Greville never married and it has been suggested that he was homosexual. There is no evidence for this. He was however given to close, almost possessive friendships: for example, with Sidney and Sir John Coke. By nature introverted, circumspect, even over-cautious—an observer rather than the man of action he admired so much in Sidney—he often failed to take assertive action in times of crisis. His instinct for self-preservation allowed him to maintain a remarkably extended career at court. His portrait presents him as sombrely dressed, aloof, and intelligently sensitive, with a long face and the thin hands of a mandarin. Sir Francis Bacon described him as an elegant speaker (Rebholz, 269).

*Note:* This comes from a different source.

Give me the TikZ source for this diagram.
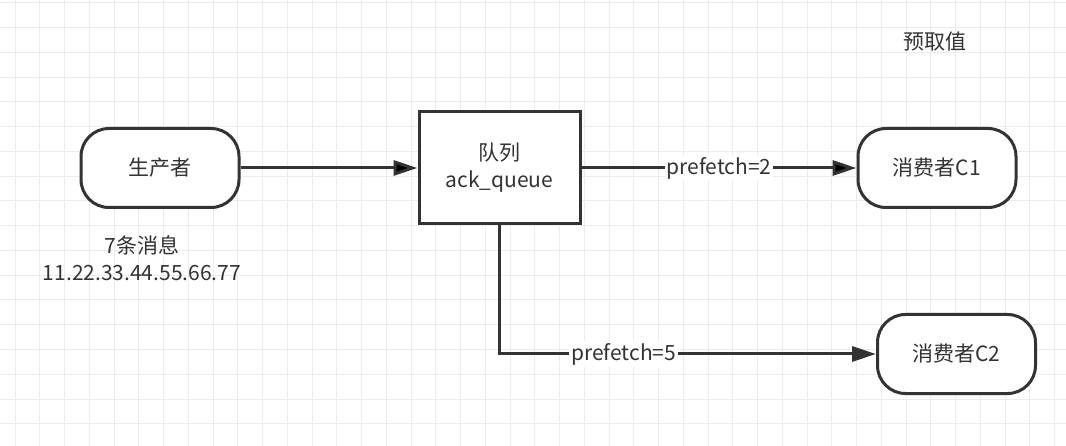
\documentclass[tikz,border=0pt]{standalone}
\usepackage{fontspec}
\setmainfont{Noto Sans CJK SC}
\usetikzlibrary{arrows.meta}
\definecolor{edge_gray}{RGB}{51,51,51}
\definecolor{text_gray}{RGB}{51,51,51}
\definecolor{grid_minor}{RGB}{236,236,236}

\begin{document}
\begin{tikzpicture}[x=1pt,y=-1pt,->,>={Triangle[length=24pt,width=15pt]},line width=3pt]
    \tikzstyle{every node}=[text=text_gray,font=\fontsize{21}{27}\selectfont]
    \tikzstyle{term}=[draw=edge_gray, rounded corners=28pt, fill=white, minimum width=158pt, minimum height=79pt]
    \tikzstyle{queue}=[draw=edge_gray, rectangle, fill=white, align=center, minimum width=161pt, minimum height=112pt]
    \tikzstyle{lbl}=[fill=white, inner sep=2pt]

    \useasboundingbox (0,0) rectangle (1066,446);
    \fill[white] (0,0) rectangle (1066,446);
    % grid
    \foreach \i in {0,...,42}
      \draw[-, line width=1pt, grid_minor] (15+24.75*\i,0) -- (15+24.75*\i,446);
    \foreach \j in {0,...,17}
      \draw[-, line width=1pt, grid_minor] (0,3+24.75*\j) -- (1066,3+24.75*\j);

    \node[term]  (prod) at (160,168)   {生产者};
    \node[queue] (q)    at (499.5,168) {队列\\ack\_queue};
    \node[term]  (c1)   at (937,168)   {消费者C1};
    \node[term]  (c2)   at (956.5,354) {消费者C2};
    \node[align=center] (msg)  at (142,258) {7条消息\\11.22.33.44.55.66.77};
    \node             (pre)  at (935,42)  {预取值};

    \path[draw=edge_gray]
     (prod) edge (q)
     (q) edge node[lbl] {prefetch=2} (c1)
     ;
    \draw[edge_gray] (q.south) |- node[lbl, pos=0.665] {prefetch=5} (c2.west);
\end{tikzpicture}
\end{document}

Greville was buried in the family crypt in St Mary's Church, Warwick. Nearby, enclosed in a small room, is a tomb Greville prepared for himself. It bears the inscription: 'Fulke Greville, Servant to Queen Elizabeth, Councillor to King James, and Friend to Sir Philip Sidney. Trophaeum Peccati'. Greville often thought of himself as an adjective rather than a substantive, and the inscription emphasizes the sense of his derivative identity. The ambiguous awareness of the wages of sin underscores the complexity of his Calvinist attitude to life in general, and to public service in particular. The tomb, enclosed in a small room, emphasizes the dominant mode of his life: frustration.